The Ocasio occasion, Minnesota style

I attended the special DFL endorsing convention convened in Minneapolis on June 17 to anoint a successor to Keith Ellison. Three candidates sought the DFL endorsement, addressed the convention and responded to questions raised by the delegates. Ilhan Omar won a majority of the delegates’ votes on the first ballot. She then easily cleared the 60 percent hurdle to secure the endorsement on the second ballot with 68 percent of the votes. I reported from the convention here. MPR’s Tim Nelson had a brief report here. I tried to call national attention to what it all meant in the Weekly Standard article “The anti-Israel seat.”

To borrow Bill Buckley’s formulation, Omar was the leftward most viable candidate seeking the endorsement. She presented the full Bernie Bro catastrophe as her platform. Free college. Free health care. Everything is to be “free.” Everything is free but freedom, which is in short supply. We are to work and they are to eat. We are to toil and they are to enjoy the fruits of it. Despite the patina of outré novelty that thrills Democrats, this is old, old stuff.

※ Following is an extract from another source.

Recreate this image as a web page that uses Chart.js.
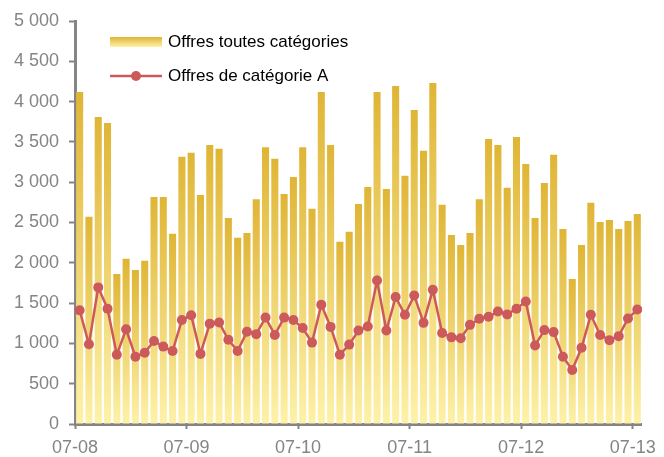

Omar called several times for the abolition of ICE. It was the first time I had heard this call, although it has quickly become a staple of Democratic orthodoxy since. Throw in her patent hostility to Israel and we can see that Omar is the precursor to Alexandria Ocasio-Cortez, the frank socialist who prevailed over Joe Crowley in New York’s June 29 Democratic primary. Stephen Miller now observes that “With Ocasio-Cortez’s rise, Dems now own their loony far-left flank.” She has become an overnight sensation.

Ocasio-Cortez has nothing on Omar. Omar has yet to win the August 14 primary, which includes more conventional DFL candidates (Margaret Kelliher and Paticia Torres-Ray) with legitimate track records. The Star Tribune fondly presents the field in Maya Rao’s gauzy-eyed report. What is interesting to me, however, is the weakness of respectable liberal Democrats (including Kelliher and Torres-Ray) in the Fifth District. They are not where it’s at. Omar is where it’s at.

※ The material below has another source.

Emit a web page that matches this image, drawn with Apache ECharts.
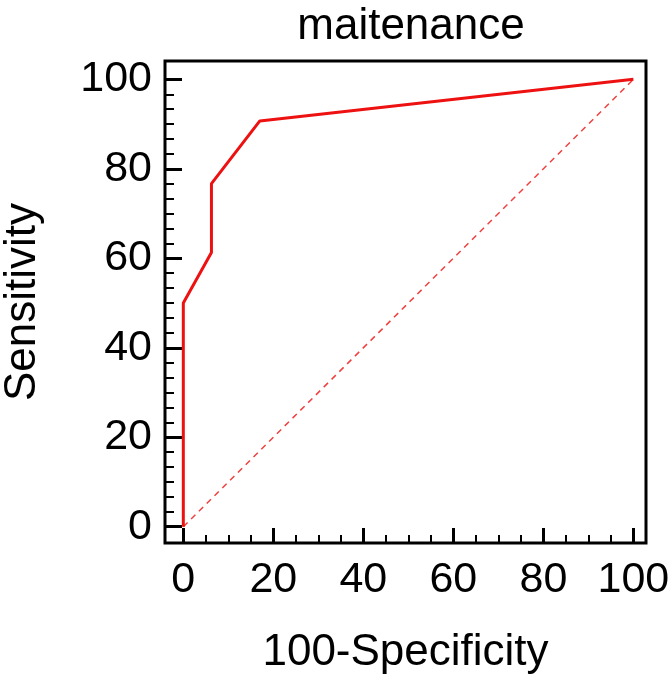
<!DOCTYPE html>
<html>
<head>
<meta charset="utf-8">
<script src="https://cdn.jsdelivr.net/npm/echarts@6/dist/echarts.min.js"></script>
<style>html,body{margin:0;padding:0;background:#fff;}#c{width:669px;height:681px;}</style>
</head>
<body>
<div id="c"></div>
<script>
const titleText = 'maitenance';
const xName = '100-Specificity';
const yName = 'Sensitivity';
const rocX = [0, 0, 6.25, 6.25, 17, 100];
const rocY = [0, 50, 61.3, 76.7, 90.7, 100];
const diagX = [0, 100];
const diagY = [0, 100];
const majorTicks = [0, 20, 40, 60, 80, 100];
const xMinorTicks = [5, 10, 15, 25, 30, 35, 45, 50, 55, 65, 70, 75, 85, 90, 95];
const yMinorTicks = [];
for (let k = 0; k < 30; k++) { if (k % 6 !== 0) yMinorTicks.push(k * 20 / 6); }

const FONT = 'Liberation Sans, Arial, sans-serif';
const chart = echarts.init(document.getElementById('c'), null, {renderer: 'canvas'});
const xMin = -4.07, xMax = 102.8, yMin = -3.64, yMax = 104.1;

function pairs(xs, ys) { return xs.map((x, i) => [x, ys[i]]); }

chart.setOption({
  animation: false,
  backgroundColor: '#fff',
  title: {
    text: titleText, left: 406, top: 0, textAlign: 'center',
    textStyle: {fontFamily: FONT, fontSize: 44, fontWeight: 'normal', color: '#000'}
  },
  grid: {left: 165, top: 61, width: 481, height: 482, show: true, borderColor: '#000', borderWidth: 3,
         backgroundColor: 'transparent', containLabel: false, outerBoundsMode: 'none'},
  xAxis: [{
    type: 'value', min: xMin, max: xMax, position: 'bottom',
    axisLine: {show: false, onZero: false}, splitLine: {show: false},
    axisTick: {show: true, inside: true, length: 15, lineStyle: {color: '#000', width: 3}, customValues: majorTicks},
    axisLabel: {show: true, customValues: majorTicks, margin: 16, fontFamily: FONT, fontSize: 43, color: '#000'},
    name: xName, nameLocation: 'middle', nameGap: 88,
    nameTextStyle: {fontFamily: FONT, fontSize: 44, color: '#000'}
  }, {
    type: 'value', min: xMin, max: xMax, position: 'bottom',
    axisLine: {show: false, onZero: false}, splitLine: {show: false}, axisLabel: {show: false},
    axisTick: {show: true, inside: true, length: 8, lineStyle: {color: '#000', width: 2}, customValues: xMinorTicks}
  }],
  yAxis: [{
    type: 'value', min: yMin, max: yMax, position: 'left',
    axisLine: {show: false, onZero: false}, splitLine: {show: false},
    axisTick: {show: true, inside: true, length: 17, lineStyle: {color: '#000', width: 3}, customValues: majorTicks},
    axisLabel: {show: true, customValues: majorTicks, margin: 13, fontFamily: FONT, fontSize: 43, color: '#000'},
    name: yName, nameLocation: 'middle', nameGap: 120, nameRotate: 90,
    nameTextStyle: {fontFamily: FONT, fontSize: 44, color: '#000'}
  }, {
    type: 'value', min: yMin, max: yMax, position: 'left',
    axisLine: {show: false, onZero: false}, splitLine: {show: false}, axisLabel: {show: false},
    axisTick: {show: true, inside: true, length: 9, lineStyle: {color: '#000', width: 2}, customValues: yMinorTicks}
  }],
  series: [{
    type: 'line', xAxisIndex: 0, yAxisIndex: 0, data: pairs(diagX, diagY),
    symbol: 'none', lineStyle: {color: '#f04040', width: 1.5, type: [6, 5]}
  }, {
    type: 'line', xAxisIndex: 0, yAxisIndex: 0, data: pairs(rocX, rocY),
    symbol: 'none', lineStyle: {color: '#ee1111', width: 3}
  }]
});
</script>
</body>
</html>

Omar has a personal background that has yet to receive anything like the look it deserves. Like Ocasio-Cortez, she has become a media darling. Yet she is a most unsavory character. If the Star Tribune were to interview the DFL candidates and make an endorsement in advance of the August 14 primary, it could make a constructive contribution to understanding what is happening here. So far, the blinders remain intact. The next Congress figures to feature an Omar-Ocasio-Cortez caucus.